Note that the figure of a cockroach leg is from Zill S, Schmitz J, Büschges
A (2004) Load sensing and control of posture and locomotion, Arthropod Struct.
Dev. 33, 273–286.
Inspired by invertebrate morphology of the American cockroach’s trunk and its motion, a backbone joint which can rotate in a horizontal axis was constructed. It imitates a connection between the first (T1) and second (T2) thoracic of a cockroach. Thus, it will provide enough mobility for the machine to climb over an obstacle to lift the front legs up to reach the top of an obstacle and then bend them downward during step climbing.
Note that the figure of a cockroach is from
Tail with two DOF rotating in the horizontal (y-axis) and vertical (z -axis) axes was implemented on the back of the trunk. In fact, this actively moveable tail, which can be manually controlled, is used only to install a mini wireless camera for monitoring the environment while the machine is walking. However, the tail also gives the walking machine a more animal-like appearance, e.g., in analogy to a scorpion’s tail with its sting.
Note that the figure of a
scorpion’s tail with a sting is modified from S.R. Petersen 2005 (http://www.bugweb.dk/).
The AMOS-WD06 has a multitude of sensors: six foot contact sensors (FC), six reflexive optical sensors, seven infra-red sensors (IR), two light dependent resistor sensors (LDR), one upside-down detector sensor (UD), one gyro sensor (GR), one inclinometer sensor (IM), one auditory-wind detector sensor (AW), and one current sensor (I). All these sensors are used to generate a broad behavioral repertoire including foothold searching, elevator reflex (swinging a leg over obstacles), selfprotective reflex (standing in an upside-down position), obstacle avoidance, auditory- and wind-evoked escape responses, phototaxis (turn towards a light source), climbing over obstacles, five different gaits, and adaptation (learning capabilities).
Sensor-driven neural control for omni directional walking and versatile reactive behaviors
The sensor-driven neural controller of the walking machines was modeled with an artificial neural network using discrete-time dynamics. Part of it was developed by realizing dynamical properties of recurrent neural networks. The controller was designed as a modular structure composed of two main modules: the modular neural control and the neural sensory preprocessing networks. The modular neural control, based on a CPG, generates omnidirectional walking and drives the reflex behavior while the neural preprocessing networks filter sensory noise as well as shape the sensory data for activating an appropriate reactive behavior, e.g., a self-protective reflex, escape behavior, and obstacle avoidance behavior. The presented neuromodules are small so that their structure-function relationship can be analysed. The complete controller is general in the sense that it can be easily adapted to different types of even-legged walking machines without changing its internal structure and parameters (read [1,2] for more details).

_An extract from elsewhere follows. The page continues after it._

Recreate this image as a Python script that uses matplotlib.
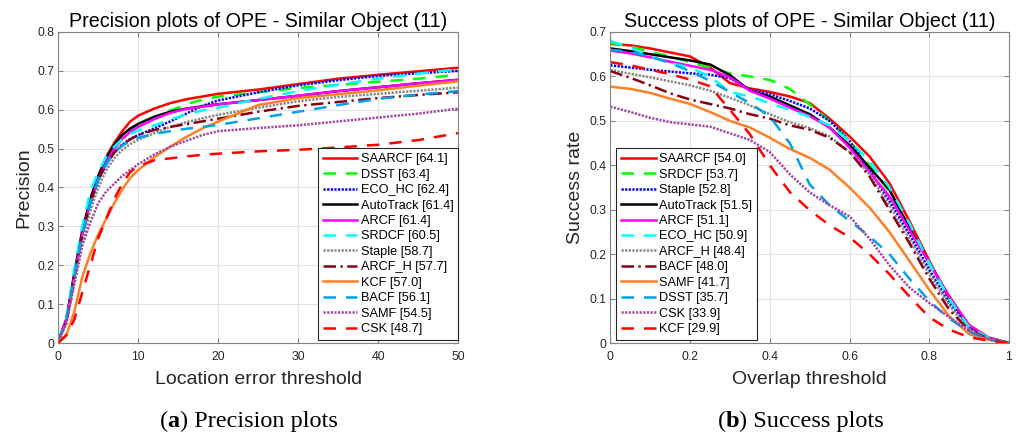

(For more details of the AMOS-WD06 and its controller, read the papers)
Neural chaos control and learning for insect-like gait generation and adaptive Behaviors
Here we show that applying a simple but inherently chaotic pattern-generator into the control system of the AMOS-WD06 enables it to exhibit 11 basic behavioural patterns (for example, orienting, taxis, self-protection and various gaits) and their combinations allowing it to successfully navigate through a complex environment. Moreover, using this controller the robot can not only react to environmental stimuli but also learn to find its behaviourally useful motor responses for different situations. Thus, such neural control provides a powerful yet simple way to self-organize versatile behaviours in autonomous agents with many degrees of freedom (see  for more details).

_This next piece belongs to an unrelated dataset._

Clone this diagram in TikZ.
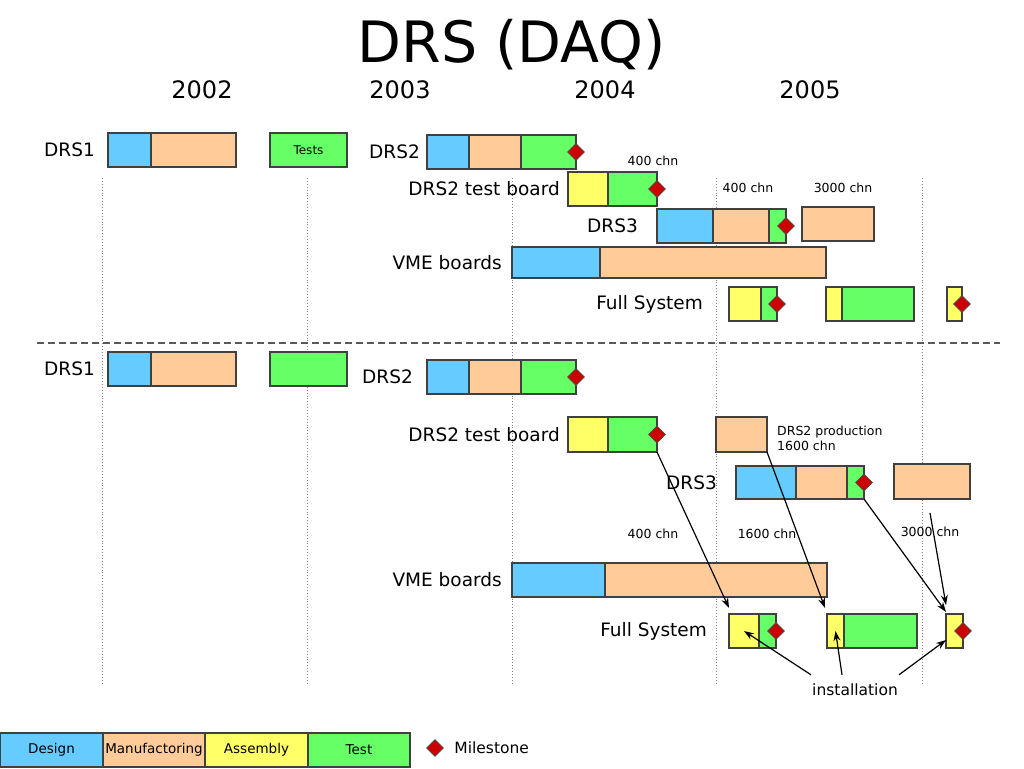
\documentclass[tikz,border=0pt]{standalone}
\usepackage{fontspec}
\setmainfont{DejaVu Sans}
\usetikzlibrary{positioning}
\usetikzlibrary{shapes.geometric}
\usetikzlibrary{arrows.meta}

\definecolor{dsgn}{HTML}{66CCFF}
\definecolor{manf}{HTML}{FFCC99}
\definecolor{asmb}{HTML}{FFFF66}
\definecolor{tst}{HTML}{66FF66}
\definecolor{mstone}{HTML}{CC0000}

\begin{document}
\begin{tikzpicture}[x=1pt,y=-1pt,
    seg/.style={draw=black!75, line width=1.2pt, anchor=north west,
      minimum height=34pt, inner sep=0pt, outer sep=0pt},
    design/.style={seg, fill=dsgn},
    manuf/.style={seg, fill=manf},
    assembly/.style={seg, fill=asmb},
    testing/.style={seg, fill=tst},
    milestone/.style={diamond, draw=black!70, fill=mstone, line width=0.8pt,
      minimum size=17pt, inner sep=0pt},
    lab/.style={font=\fontsize{18.5}{21}\selectfont, inner sep=1pt},
    small/.style={font=\fontsize{12.5}{15}\selectfont, inner sep=1pt},
    legend/.style={font=\fontsize{13.5}{15}\selectfont},
    link/.style={-{Stealth[length=10pt,width=7pt]}, line width=1.2pt},
    grid/.style={gray, dotted, line width=0.9pt}]
  \useasboundingbox (0,0) rectangle (1024,768);

  % title and years
  \node[font=\fontsize{57}{60}\selectfont] (title) at (512,45) {DRS (DAQ)};
  \node[font=\fontsize{24}{26}\selectfont] (y2002) at (202,90) {2002};
  \node[font=\fontsize{24}{26}\selectfont] (y2003) at (400,90) {2003};
  \node[font=\fontsize{24}{26}\selectfont] (y2004) at (605,90) {2004};
  \node[font=\fontsize{24}{26}\selectfont] (y2005) at (810,90) {2005};

  \foreach \x in {102,307,512,716,922}
    \draw[grid] (\x,178) -- (\x,683);
  \draw[gray!70!black, dash pattern=on 7pt off 4pt, line width=1.2pt] (37,343) -- (1000,343);

  % upper plan
  \node[design, minimum width=43] (u-drs1-d) at (108,133) {};
  \node[manuf, minimum width=85] (u-drs1-m) at (u-drs1-d.north east) {};
  \node[lab, left=12pt of u-drs1-d] (u-drs1) {DRS1};
  \node[testing, minimum width=77, font=\fontsize{12}{14}\selectfont] (u-tests) at (270,133) {Tests};

  \node[design, minimum width=42] (u-drs2-d) at (427,135) {};
  \node[manuf, minimum width=52] (u-drs2-m) at (u-drs2-d.north east) {};
  \node[testing, minimum width=55] (u-drs2-t) at (u-drs2-m.north east) {};
  \node[milestone] (u-drs2-ms) at (u-drs2-t.east) {};
  \node[lab, left=6pt of u-drs2-d] (u-drs2) {DRS2};
  \node[small] (u-chn1) at (653,161) {400 chn};

  \node[assembly, minimum width=40] (u-tb-a) at (568,172) {};
  \node[testing, minimum width=49] (u-tb-t) at (u-tb-a.north east) {};
  \node[milestone] (u-tb-ms) at (u-tb-t.east) {};
  \node[lab, left=7pt of u-tb-a] (u-tb) {DRS2 test board};
  \node[small] (u-chn2) at (748,188) {400 chn};
  \node[small] (u-chn3) at (843,188) {3000 chn};

  \node[design, minimum width=56] (u-drs3-d) at (657,209) {};
  \node[manuf, minimum width=56] (u-drs3-m) at (u-drs3-d.north east) {};
  \node[testing, minimum width=17] (u-drs3-t) at (u-drs3-m.north east) {};
  \node[milestone] (u-drs3-ms) at (u-drs3-t.east) {};
  \node[manuf, minimum width=72] (u-late) at (802,207) {};
  \node[lab, left=18pt of u-drs3-d] (u-drs3) {DRS3};

  \node[design, minimum width=88, minimum height=31] (u-vme-d) at (512,247) {};
  \node[manuf, minimum width=226, minimum height=31] (u-vme-m) at (u-vme-d.north east) {};
  \node[lab, left=9pt of u-vme-d] (u-vme) {VME boards};

  \node[assembly, minimum width=32] (u-fs1-a) at (729,287) {};
  \node[testing, minimum width=16] (u-fs1-t) at (u-fs1-a.north east) {};
  \node[milestone] (u-fs1-ms) at (u-fs1-t.east) {};
  \node[assembly, minimum width=16] (u-fs2-a) at (826,287) {};
  \node[testing, minimum width=72] (u-fs2-t) at (u-fs2-a.north east) {};
  \node[assembly, minimum width=15] (u-fs3-a) at (947,287) {};
  \node[milestone] (u-fs3-ms) at (u-fs3-a.east) {};
  \node[lab, left=25pt of u-fs1-a] (u-fs) {Full System};

  % lower plan
  \node[design, minimum width=43] (l-drs1-d) at (108,352) {};
  \node[manuf, minimum width=85] (l-drs1-m) at (l-drs1-d.north east) {};
  \node[lab, left=12pt of l-drs1-d] (l-drs1) {DRS1};
  \node[testing, minimum width=77] (l-tests) at (270,352) {};

  \node[design, minimum width=42] (l-drs2-d) at (427,360) {};
  \node[manuf, minimum width=52] (l-drs2-m) at (l-drs2-d.north east) {};
  \node[testing, minimum width=55] (l-drs2-t) at (l-drs2-m.north east) {};
  \node[milestone] (l-drs2-ms) at (l-drs2-t.east) {};
  \node[lab, left=13pt of l-drs2-d] (l-drs2) {DRS2};

  \node[assembly, minimum width=40, minimum height=35] (l-tb-a) at (568,417) {};
  \node[testing, minimum width=49, minimum height=35] (l-tb-t) at (l-tb-a.north east) {};
  \node[milestone] (l-tb-ms) at (l-tb-t.east) {};
  \node[lab, left=7pt of l-tb-a] (l-tb) {DRS2 test board};
  \node[manuf, minimum width=51, minimum height=35] (l-prod) at (716,417) {};
  \node[small, align=left, anchor=west] (l-prod-txt)
    at ([xshift=9pt,yshift=-4pt]l-prod.east) {DRS2 production\\1600 chn};

  \node[design, minimum width=60, minimum height=33] (l-drs3-d) at (736,466) {};
  \node[manuf, minimum width=51, minimum height=33] (l-drs3-m) at (l-drs3-d.north east) {};
  \node[testing, minimum width=17, minimum height=33] (l-drs3-t) at (l-drs3-m.north east) {};
  \node[milestone] (l-drs3-ms) at (l-drs3-t.east) {};
  \node[manuf, minimum width=76, minimum height=35] (l-late) at (894,464) {};
  \node[lab, left=18pt of l-drs3-d] (l-drs3) {DRS3};

  \node[small] (l-chn1) at (653,534) {400 chn};
  \node[small] (l-chn2) at (767,534) {1600 chn};
  \node[small] (l-chn3) at (930,532) {3000 chn};

  \node[design, minimum width=93] (l-vme-d) at (512,563) {};
  \node[manuf, minimum width=222] (l-vme-m) at (l-vme-d.north east) {};
  \node[lab, left=9pt of l-vme-d] (l-vme) {VME boards};

  \node[assembly, minimum width=30] (l-fs1-a) at (729,614) {};
  \node[testing, minimum width=17] (l-fs1-t) at (l-fs1-a.north east) {};
  \node[milestone] (l-fs1-ms) at (l-fs1-t.east) {};
  \node[assembly, minimum width=17] (l-fs2-a) at (827,614) {};
  \node[testing, minimum width=73] (l-fs2-t) at (l-fs2-a.north east) {};
  \node[assembly, minimum width=17] (l-fs3-a) at (946,614) {};
  \node[milestone] (l-fs3-ms) at (l-fs3-a.east) {};
  \node[lab, left=21pt of l-fs1-a] (l-fs) {Full System};

  \node[font=\fontsize{15.5}{17}\selectfont, inner sep=1pt] (inst) at (855,690) {installation};

  % deliveries into the full system
  \draw[link] (l-tb-t.south east) -- ([yshift=6pt]l-fs1-a.north west);
  \draw[link] (l-prod.south east) -- ([xshift=-2pt,yshift=6pt]l-fs2-a.north west);
  \draw[link] (l-drs3-t.south east) -- ([yshift=2pt]l-fs3-a.north west);
  \coordinate (l-late-tail) at ([xshift=-2pt,yshift=-14pt]l-late.south);
  \draw[link] (l-late-tail) -- ([yshift=9pt]l-fs3-a.north west);
  \draw[link] ([yshift=8pt]inst.north west) -- (l-fs1-a.center);
  \draw[link] ([xshift=-13pt,yshift=8pt]inst.north) -- (l-fs2-a.center);
  \draw[link] ([yshift=8pt]inst.north east) -- ([yshift=-9pt]l-fs3-a.west);

  % legend
  \node[design, minimum width=103, legend] (key-d) at (0,733) {Design};
  \node[manuf, minimum width=102, legend] (key-m) at (key-d.north east) {Manufactoring};
  \node[assembly, minimum width=103, legend] (key-a) at (key-m.north east) {Assembly};
  \node[testing, minimum width=102, legend] (key-t) at (key-a.north east) {Test};
  \node[milestone] (key-ms) at (435,748) {};
  \node[font=\fontsize{15.5}{17}\selectfont, right=7pt of key-ms] (key-ms-txt) {Milestone};
\end{tikzpicture}
\end{document}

Chaotic pattern generator Neural learning circuit
Description of the Walking Machine
Dimension without the tail (L x B x H): 40 x 30 x 12 cm
Weight: 4.2 Kg
Structure of Polyvinyl Chloride (PVC) and Aluminum alloys AL5083184
6 Legs with 3 degrees of freedom of each leg
Active tail rotating in horizontal and vertical axis
Driven by eighteen analog (100 Ncm), one digital (220 Ncm) and two micro (20 Ncm) servomotors
Backbone joint rotating in a horizontal axis
Multi-Servo IO-Board (MBoard)1 developed at Fraunhofer Institute in Sankt Augustin. It is able to control up to 32 servomotors synchronously. At the same time 32 (+4 optional) analog input channels can be sampled and read with an update rate of up to 50 cycles per second.The board has an RS232 interface, which serves as the standard communication interface
Personal Digital Assistant (PDA) having an Intel (R) PXA255 processor for programming neural preprocessing and control. It communicates with the MBoard via an RS232 interface
Battery of 4.8v NiMH 2100mAh for the servomotors
Battery of 4.8v NiMH 2100mAh for the support circuitry of the auditory sensors
Battery of 9v NiMH for the MBoard
Battery of 9v NiMH for the wireless camera
Mini wireless camera built in a microphone installed on the top of the tail
6 distance measurement infrared sensors (antenna-like sensors) located at the legs and the front part
Simulated AMOS-WD06 via the physical simulation (Yet Another Robot Simulator YARS provided by Frank Pasemann and Keyan Mahmoud Ghazi-Zahedi of Fraunhofer AIS) (the implemented controller is described in [2,3,4,5]).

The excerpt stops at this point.